[Begin]

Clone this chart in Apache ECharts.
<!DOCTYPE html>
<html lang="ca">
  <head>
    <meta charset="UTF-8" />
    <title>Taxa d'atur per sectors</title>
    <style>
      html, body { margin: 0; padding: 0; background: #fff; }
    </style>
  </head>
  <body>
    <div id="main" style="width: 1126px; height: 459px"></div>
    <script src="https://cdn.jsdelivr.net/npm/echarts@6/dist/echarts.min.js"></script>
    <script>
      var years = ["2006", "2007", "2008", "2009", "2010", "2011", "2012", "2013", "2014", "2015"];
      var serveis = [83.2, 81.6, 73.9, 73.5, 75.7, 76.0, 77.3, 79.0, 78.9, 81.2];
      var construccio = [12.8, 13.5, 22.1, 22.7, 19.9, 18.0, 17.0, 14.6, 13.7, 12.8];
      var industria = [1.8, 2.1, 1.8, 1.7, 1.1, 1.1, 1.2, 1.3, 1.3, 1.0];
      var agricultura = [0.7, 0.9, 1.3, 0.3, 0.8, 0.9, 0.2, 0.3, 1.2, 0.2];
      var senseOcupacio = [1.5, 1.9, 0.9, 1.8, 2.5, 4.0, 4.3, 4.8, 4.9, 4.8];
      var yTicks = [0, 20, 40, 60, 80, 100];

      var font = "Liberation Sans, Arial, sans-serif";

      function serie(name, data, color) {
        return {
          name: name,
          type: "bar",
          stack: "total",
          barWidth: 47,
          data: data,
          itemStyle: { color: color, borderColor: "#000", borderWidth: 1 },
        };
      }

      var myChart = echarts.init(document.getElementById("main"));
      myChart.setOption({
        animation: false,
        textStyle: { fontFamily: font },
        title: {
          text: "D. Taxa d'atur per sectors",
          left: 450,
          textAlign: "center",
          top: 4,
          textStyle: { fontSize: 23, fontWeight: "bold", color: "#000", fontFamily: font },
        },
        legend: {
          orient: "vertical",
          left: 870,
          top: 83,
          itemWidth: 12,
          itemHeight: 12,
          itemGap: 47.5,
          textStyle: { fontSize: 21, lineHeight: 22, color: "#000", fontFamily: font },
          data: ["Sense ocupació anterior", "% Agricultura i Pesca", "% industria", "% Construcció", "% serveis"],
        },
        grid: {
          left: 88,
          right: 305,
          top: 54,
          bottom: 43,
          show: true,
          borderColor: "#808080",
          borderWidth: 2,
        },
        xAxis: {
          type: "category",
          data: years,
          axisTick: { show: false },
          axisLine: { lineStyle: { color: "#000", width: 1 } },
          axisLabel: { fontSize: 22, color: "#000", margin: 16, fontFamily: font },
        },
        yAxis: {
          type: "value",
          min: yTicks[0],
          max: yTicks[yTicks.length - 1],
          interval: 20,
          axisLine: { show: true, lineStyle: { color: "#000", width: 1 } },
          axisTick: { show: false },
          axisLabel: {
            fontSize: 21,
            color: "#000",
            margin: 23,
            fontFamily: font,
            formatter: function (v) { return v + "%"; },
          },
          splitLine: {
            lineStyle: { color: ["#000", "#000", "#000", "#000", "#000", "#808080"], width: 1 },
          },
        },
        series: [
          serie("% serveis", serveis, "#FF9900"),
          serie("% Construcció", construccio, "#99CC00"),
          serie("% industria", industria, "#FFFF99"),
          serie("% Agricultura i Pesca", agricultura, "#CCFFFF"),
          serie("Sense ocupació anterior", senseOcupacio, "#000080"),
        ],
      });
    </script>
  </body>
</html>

[End]

*EXERCISE BRIEF*
Please set down all the data word for word.

*ANSWER TO THIS TASK*
Clone this chart in Apache ECharts.
<!DOCTYPE html>
<html lang="ca">
  <head>
    <meta charset="UTF-8" />
    <title>Taxa d'atur per sectors</title>
    <style>
      html, body { margin: 0; padding: 0; background: #fff; }
    </style>
  </head>
  <body>
    <div id="main" style="width: 1126px; height: 459px"></div>
    <script src="https://cdn.jsdelivr.net/npm/echarts@6/dist/echarts.min.js"></script>
    <script>
      var years = ["2006", "2007", "2008", "2009", "2010", "2011", "2012", "2013", "2014", "2015"];
      var serveis = [83.2, 81.6, 73.9, 73.5, 75.7, 76.0, 77.3, 79.0, 78.9, 81.2];
      var construccio = [12.8, 13.5, 22.1, 22.7, 19.9, 18.0, 17.0, 14.6, 13.7, 12.8];
      var industria = [1.8, 2.1, 1.8, 1.7, 1.1, 1.1, 1.2, 1.3, 1.3, 1.0];
      var agricultura = [0.7, 0.9, 1.3, 0.3, 0.8, 0.9, 0.2, 0.3, 1.2, 0.2];
      var senseOcupacio = [1.5, 1.9, 0.9, 1.8, 2.5, 4.0, 4.3, 4.8, 4.9, 4.8];
      var yTicks = [0, 20, 40, 60, 80, 100];

      var font = "Liberation Sans, Arial, sans-serif";

      function serie(name, data, color) {
        return {
          name: name,
          type: "bar",
          stack: "total",
          barWidth: 47,
          data: data,
          itemStyle: { color: color, borderColor: "#000", borderWidth: 1 },
        };
      }

      var myChart = echarts.init(document.getElementById("main"));
      myChart.setOption({
        animation: false,
        textStyle: { fontFamily: font },
        title: {
          text: "D. Taxa d'atur per sectors",
          left: 450,
          textAlign: "center",
          top: 4,
          textStyle: { fontSize: 23, fontWeight: "bold", color: "#000", fontFamily: font },
        },
        legend: {
          orient: "vertical",
          left: 870,
          top: 83,
          itemWidth: 12,
          itemHeight: 12,
          itemGap: 47.5,
          textStyle: { fontSize: 21, lineHeight: 22, color: "#000", fontFamily: font },
          data: ["Sense ocupació anterior", "% Agricultura i Pesca", "% industria", "% Construcció", "% serveis"],
        },
        grid: {
          left: 88,
          right: 305,
          top: 54,
          bottom: 43,
          show: true,
          borderColor: "#808080",
          borderWidth: 2,
        },
        xAxis: {
          type: "category",
          data: years,
          axisTick: { show: false },
          axisLine: { lineStyle: { color: "#000", width: 1 } },
          axisLabel: { fontSize: 22, color: "#000", margin: 16, fontFamily: font },
        },
        yAxis: {
          type: "value",
          min: yTicks[0],
          max: yTicks[yTicks.length - 1],
          interval: 20,
          axisLine: { show: true, lineStyle: { color: "#000", width: 1 } },
          axisTick: { show: false },
          axisLabel: {
            fontSize: 21,
            color: "#000",
            margin: 23,
            fontFamily: font,
            formatter: function (v) { return v + "%"; },
          },
          splitLine: {
            lineStyle: { color: ["#000", "#000", "#000", "#000", "#000", "#808080"], width: 1 },
          },
        },
        series: [
          serie("% serveis", serveis, "#FF9900"),
          serie("% Construcció", construccio, "#99CC00"),
          serie("% industria", industria, "#FFFF99"),
          serie("% Agricultura i Pesca", agricultura, "#CCFFFF"),
          serie("Sense ocupació anterior", senseOcupacio, "#000080"),
        ],
      });
    </script>
  </body>
</html>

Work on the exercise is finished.